- _PROBLEM STATEMENT_
Would you write out the listing verbatim and skip every picture in it?

--- BEGIN ---

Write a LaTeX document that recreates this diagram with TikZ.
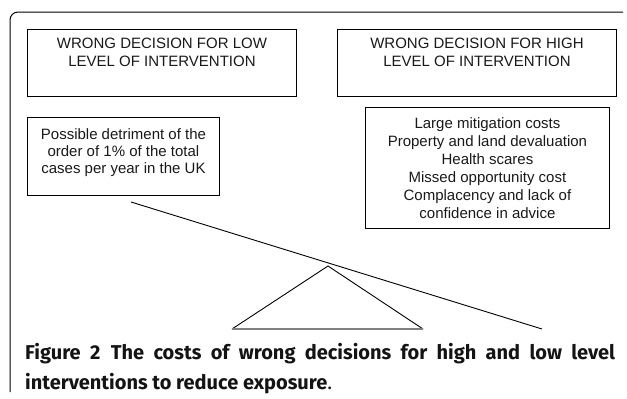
\documentclass[tikz,border=0pt]{standalone}
\usepackage{fontspec}
\setmainfont{Liberation Sans}
\newfontfamily\capfont{Fira Sans}
\begin{document}
\begin{tikzpicture}[x=1pt,y=-1pt,
  box/.style={draw=black, line width=0.9pt, inner sep=0pt, anchor=north west},
  txt/.style={font=\fontsize{15}{18.5}\selectfont, align=center, inner sep=0pt, text=black!90},
  beam/.style={line width=0.9pt},
  captxt/.style={font=\capfont\fontsize{20}{30}\selectfont, inner sep=0pt, anchor=base west, text=black!92}]
\useasboundingbox (0,0) rectangle (627,399);
% frame
\draw[line width=1pt, rounded corners=8pt] (623,12) -- (10,12) -- (10,392);
% header boxes
\node[box, minimum width=269pt, minimum height=67pt] (lowhead) at (27,29) {};
\node[txt, anchor=north] (lowheadtext) at ([yshift=-8.5pt]lowhead.north) {WRONG DECISION FOR LOW\\LEVEL OF INTERVENTION};
\node[box, minimum width=279pt, minimum height=67pt] (highhead) at (337,29) {};
\node[txt, anchor=north] (highheadtext) at ([yshift=-8.5pt]highhead.north) {WRONG DECISION FOR HIGH\\LEVEL OF INTERVENTION};
% content boxes
\node[box, minimum width=192pt, minimum height=78pt] (lowbox) at (27,117) {};
\node[txt, font=\fontsize{15}{17}\selectfont] (lowboxtext) at ([yshift=4pt]lowbox.center) {Possible detriment of the\\order of 1\% of the total\\cases per year in the UK};
\node[box, minimum width=244pt, minimum height=121pt] (highbox) at (365,107) {};
\node[txt, font=\fontsize{15}{18}\selectfont] (highboxtext) at (highbox.center) {Large mitigation costs\\Property and land devaluation\\Health scares\\Missed opportunity cost\\Complacency and lack of\\confidence in advice};
% see-saw
\coordinate (beamL) at (131,202);
\coordinate (beamR) at (542,329);
\coordinate (triL) at (232,329);
\coordinate (triA) at (328,266);
\coordinate (triR) at (423,329);
\draw[beam] (beamL) -- (beamR);
\draw[beam] (triL) -- (triA) -- (triR);
\draw[line width=2pt, color=black!50] (triL) -- (triR);
% caption
\node[captxt] (cap1) at (25,359) {\makebox[590pt][s]{\textbf{Figure 2} \textbf{The costs of wrong decisions for high and low level}}};
\node[captxt] (cap2) at (25,389) {\textbf{interventions to reduce exposure}.};
\end{tikzpicture}
\end{document}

--- END ---

- _SOLUTION TO THIS EXERCISE_
Write a LaTeX document that recreates this diagram with TikZ.
\documentclass[tikz,border=0pt]{standalone}
\usepackage{fontspec}
\setmainfont{Liberation Sans}
\newfontfamily\capfont{Fira Sans}
\begin{document}
\begin{tikzpicture}[x=1pt,y=-1pt,
  box/.style={draw=black, line width=0.9pt, inner sep=0pt, anchor=north west},
  txt/.style={font=\fontsize{15}{18.5}\selectfont, align=center, inner sep=0pt, text=black!90},
  beam/.style={line width=0.9pt},
  captxt/.style={font=\capfont\fontsize{20}{30}\selectfont, inner sep=0pt, anchor=base west, text=black!92}]
\useasboundingbox (0,0) rectangle (627,399);
% frame
\draw[line width=1pt, rounded corners=8pt] (623,12) -- (10,12) -- (10,392);
% header boxes
\node[box, minimum width=269pt, minimum height=67pt] (lowhead) at (27,29) {};
\node[txt, anchor=north] (lowheadtext) at ([yshift=-8.5pt]lowhead.north) {WRONG DECISION FOR LOW\\LEVEL OF INTERVENTION};
\node[box, minimum width=279pt, minimum height=67pt] (highhead) at (337,29) {};
\node[txt, anchor=north] (highheadtext) at ([yshift=-8.5pt]highhead.north) {WRONG DECISION FOR HIGH\\LEVEL OF INTERVENTION};
% content boxes
\node[box, minimum width=192pt, minimum height=78pt] (lowbox) at (27,117) {};
\node[txt, font=\fontsize{15}{17}\selectfont] (lowboxtext) at ([yshift=4pt]lowbox.center) {Possible detriment of the\\order of 1\% of the total\\cases per year in the UK};
\node[box, minimum width=244pt, minimum height=121pt] (highbox) at (365,107) {};
\node[txt, font=\fontsize{15}{18}\selectfont] (highboxtext) at (highbox.center) {Large mitigation costs\\Property and land devaluation\\Health scares\\Missed opportunity cost\\Complacency and lack of\\confidence in advice};
% see-saw
\coordinate (beamL) at (131,202);
\coordinate (beamR) at (542,329);
\coordinate (triL) at (232,329);
\coordinate (triA) at (328,266);
\coordinate (triR) at (423,329);
\draw[beam] (beamL) -- (beamR);
\draw[beam] (triL) -- (triA) -- (triR);
\draw[line width=2pt, color=black!50] (triL) -- (triR);
% caption
\node[captxt] (cap1) at (25,359) {\makebox[590pt][s]{\textbf{Figure 2} \textbf{The costs of wrong decisions for high and low level}}};
\node[captxt] (cap2) at (25,389) {\textbf{interventions to reduce exposure}.};
\end{tikzpicture}
\end{document}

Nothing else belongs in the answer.